I like this a lot! I’m curious, though, in your head, what are you doing when you’re considering an “infinite extent of r”? My guess is that you’re actually doing something like the “markers” idea (though I could be wrong), where you’re inherently matching the extent of r on A to the extent of r on B for smaller-than-infinity numbers, and then generalizing those results.
For example, when thinking through your example of alternating pairs, I’m checking to see when r=3, that’s basically containing the 2 and everything lower, so I mark 3 and 2 as being the same, and then I do the density calculation. Matching 3 to 2 and then 7 to 6, I see that each set always has 2 elements in each section, so I conclude that they have an equal number of elements.

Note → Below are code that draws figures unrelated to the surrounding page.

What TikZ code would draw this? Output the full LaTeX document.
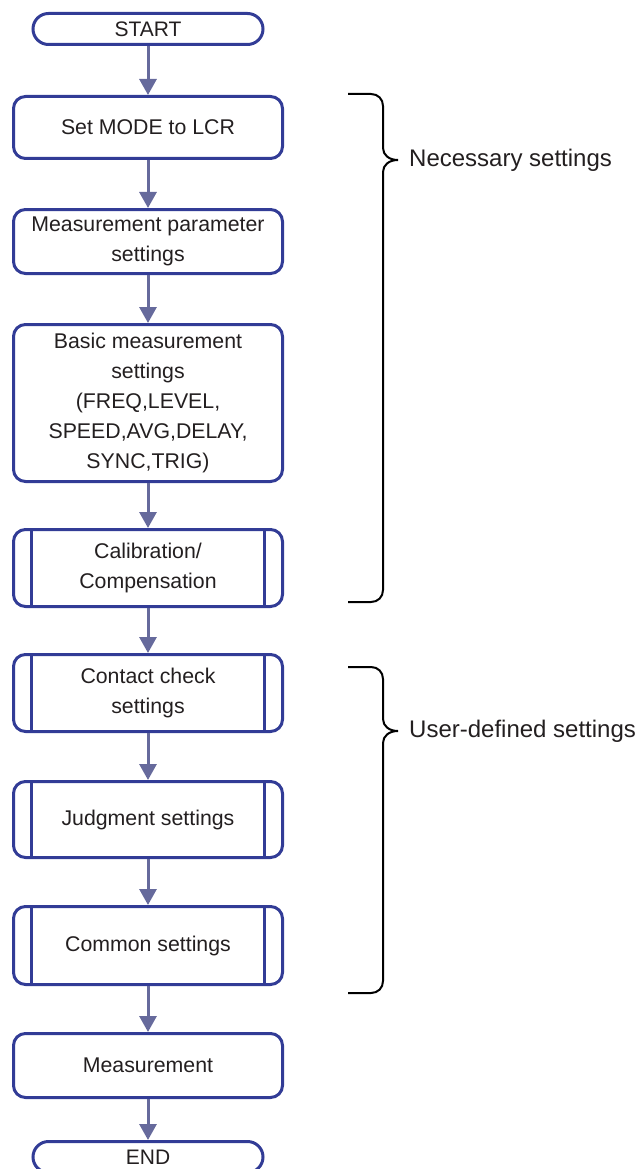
\documentclass[tikz,border=0pt]{standalone}
\usepackage{fontspec}
\setmainfont{Liberation Sans}
\usetikzlibrary{arrows.meta,positioning}
\definecolor{boxblue}{RGB}{50,60,150}
\definecolor{flowgray}{RGB}{102,106,156}
\definecolor{inktext}{RGB}{35,31,32}

\begin{document}
\begin{tikzpicture}[x=1pt, y=-1pt, font=\fontsize{21.3}{30}\selectfont, text=inktext,
      bb/.style={draw=boxblue, line width=3pt, rounded corners=12pt,
                 minimum width=269pt, align=center, inner sep=2pt},
      term/.style={bb, rounded corners=15.5pt, minimum width=230pt,
                 minimum height=31pt, font=\fontsize{21}{24}\selectfont},
      sub/.style={bb, path picture={
          \draw[boxblue, line width=3pt]
            ([xshift=18pt]path picture bounding box.north west) --
            ([xshift=18pt]path picture bounding box.south west);
          \draw[boxblue, line width=3pt]
            ([xshift=-18pt]path picture bounding box.north east) --
            ([xshift=-18pt]path picture bounding box.south east);}},
      flow/.style={-{Triangle[length=16pt,width=17pt]}, line width=3pt, draw=flowgray},
      brace/.style={draw=black, line width=2pt},
      lbl/.style={right, inner sep=0pt, font=\fontsize{24}{28}\selectfont}]
    \useasboundingbox (0,0) rectangle (638,1169);

    \node[term] (start) at (148,29) {START};
    \node[bb, minimum height=62pt, below=49pt of start] (mode) {Set MODE to LCR};
    \node[bb, minimum height=64pt, below=48pt of mode] (param) {Measurement parameter\\settings};
    \node[bb, minimum height=157pt, below=48pt of param] (basic)
      {Basic measurement\\settings\\(FREQ,LEVEL,\\SPEED,AVG,DELAY,\\SYNC,TRIG)};
    \node[sub, minimum height=77pt, below=45pt of basic] (calib) {Calibration/\\Compensation};
    \node[sub, minimum height=77pt, below=45pt of calib] (contact) {Contact check\\settings};
    \node[sub, minimum height=76pt, below=47pt of contact] (judge) {Judgment settings};
    \node[sub, minimum height=78pt, below=46pt of judge] (common) {Common settings};
    \node[bb, minimum height=64pt, below=46pt of common] (meas) {Measurement};
    \node[term, below=41pt of meas] (end) {END};

    \draw[flow] (start) -- (mode);
    \draw[flow] (mode) -- (param);
    \draw[flow] (param) -- (basic);
    \draw[flow] (basic) -- (calib);
    \draw[flow] (calib) -- (contact);
    \draw[flow] (contact) -- (judge);
    \draw[flow] (judge) -- (common);
    \draw[flow] (common) -- (meas);
    \draw[flow] (meas) -- (end);

    % group braces
    \coordinate (necTip) at (398,160);
    \draw[brace] (348,94) -- (371,94) .. controls (378,94) and (383,99) .. (383,106)
      -- (383,148) .. controls (383,155) and (389,160) .. (necTip)
      .. controls (389,160) and (383,165) .. (383,172)
      -- (383,590) .. controls (383,597) and (378,602) .. (371,602) -- (348,602);
    \node[lbl] (necLbl) at ([xshift=11pt]necTip) {Necessary settings};

    \coordinate (userTip) at (398,731);
    \draw[brace] (348,667) -- (371,667) .. controls (378,667) and (383,672) .. (383,679)
      -- (383,719) .. controls (383,726) and (389,731) .. (userTip)
      .. controls (389,731) and (383,736) .. (383,743)
      -- (383,981) .. controls (383,988) and (378,993) .. (371,993) -- (348,993);
    \node[lbl] (userLbl) at ([xshift=11pt]userTip) {User-defined settings};
  \end{tikzpicture}
\end{document}
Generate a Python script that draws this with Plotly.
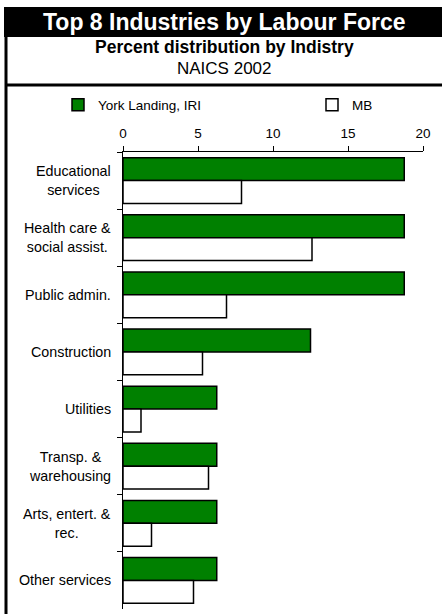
import plotly.graph_objects as go

# Data
industries = [
    "Educational<br>services",
    "Health care &<br>social assist.",
    "Public admin.",
    "Construction",
    "Utilities",
    "Transp. &<br>warehousing",
    "Arts, entert. &<br>rec.",
    "Other services",
]
york_landing = [18.75, 18.75, 18.75, 12.5, 6.25, 6.25, 6.25, 6.25]
manitoba = [7.9, 12.6, 6.9, 5.3, 1.2, 5.7, 1.9, 4.7]
x_ticks = [0, 5, 10, 15, 20]

W, H = 442, 614
L, R, T, B = 123, 19, 152, 5
PW, PH = W - L - R, H - T - B
FONT = "Liberation Sans, Arial, sans-serif"


def px_x(p):
    return (p - L) / PW


def px_y(p):
    return (H - B - p) / PH


fig = go.Figure()
fig.add_trace(go.Bar(
    y=industries, x=york_landing, orientation="h", name="York Landing, IRI",
    marker=dict(color="#008000", line=dict(color="black", width=1.5)),
    legend="legend",
))
fig.add_trace(go.Bar(
    y=industries, x=manitoba, orientation="h", name="MB",
    marker=dict(color="white", line=dict(color="black", width=1.5)),
    legend="legend2",
))

# category labels, centred line by line like the original
for name in industries:
    fig.add_annotation(
        x=px_x(113), xref="paper", y=name, yref="y",
        text=name, showarrow=False, xanchor="right", yanchor="middle", align="center",
        font=dict(size=14.3, color="black"),
    )

# frame: black title band, left rule and the rule under the subtitles
shapes = [
    dict(type="rect", x0=px_x(4), x1=px_x(450), y0=px_y(7), y1=px_y(37),
         fillcolor="black", line=dict(width=0)),
    dict(type="line", x0=px_x(6), x1=px_x(6), y0=px_y(7), y1=px_y(616),
         line=dict(color="black", width=3)),
    dict(type="line", x0=px_x(5), x1=px_x(450), y0=px_y(85), y1=px_y(85),
         line=dict(color="black", width=3)),
]
for s in shapes:
    s.update(xref="paper", yref="paper", layer="above")
fig.update_layout(shapes=shapes)

titles = [
    ("<b>Top 8 Industries by Labour Force</b>", 22, 23, "white"),
    ("<b>Percent distribution by Indistry</b>", 47, 17.5, "black"),
    ("NAICS 2002", 68, 17, "black"),
]
for text, ypx, size, color in titles:
    fig.add_annotation(x=px_x(224), y=px_y(ypx), xref="paper", yref="paper",
                       text=text, showarrow=False, xanchor="center", yanchor="middle",
                       font=dict(size=size, color=color))

legend_style = dict(orientation="h", yanchor="middle", xanchor="left", y=px_y(105),
                    itemclick=False, font=dict(size=13.5), bgcolor="rgba(0,0,0,0)")

fig.update_layout(
    width=W, height=H,
    margin=dict(l=L, r=R, t=T, b=B),
    paper_bgcolor="white", plot_bgcolor="white",
    font=dict(family=FONT, size=13.5, color="black"),
    barmode="group", bargap=0.2, bargroupgap=0,
    showlegend=True,
    legend=dict(x=px_x(58), **legend_style),
    legend2=dict(x=px_x(312), **legend_style),
    xaxis=dict(side="top", range=[0, 20], tickvals=x_ticks, ticks="outside", ticklen=5,
               ticklabelstandoff=3,
               showline=True, linecolor="black", linewidth=1, showgrid=False,
               zeroline=False, tickcolor="black"),
    yaxis=dict(autorange="reversed", showticklabels=False, ticks="outside", ticklen=5,
               tickson="boundaries", showline=True, linecolor="black", linewidth=1,
               showgrid=False, tickcolor="black"),
)

fig.write_html("out.html", config={"displayModeBar": False},
               post_script="document.body.style.margin='0';")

Does this “matching” idea make sense? Do you think it’s what you do? If not, what are your mental images or concepts like when trying to understand what happens at the “infinite extent”? (I imagine you’re not immediately drawing conclusions from imagining the infinite case, and are instead building up something like a sequence limit or pattern identification among lower values, but I could be wrong.)
I’m not really imagining matching. I’m imagining the scope of points that I’m looking at sweeping outwards, and having different sides “win” by having more points in-scope as a function of time.
But I think if you prompt someone to imagine matching, you can easily pump intuition for sets being the same size if they alternate which is more dense infinitely many times.
So then because the winner alternates at an even rate between the two sets, you can intuitionally guess that they are equal?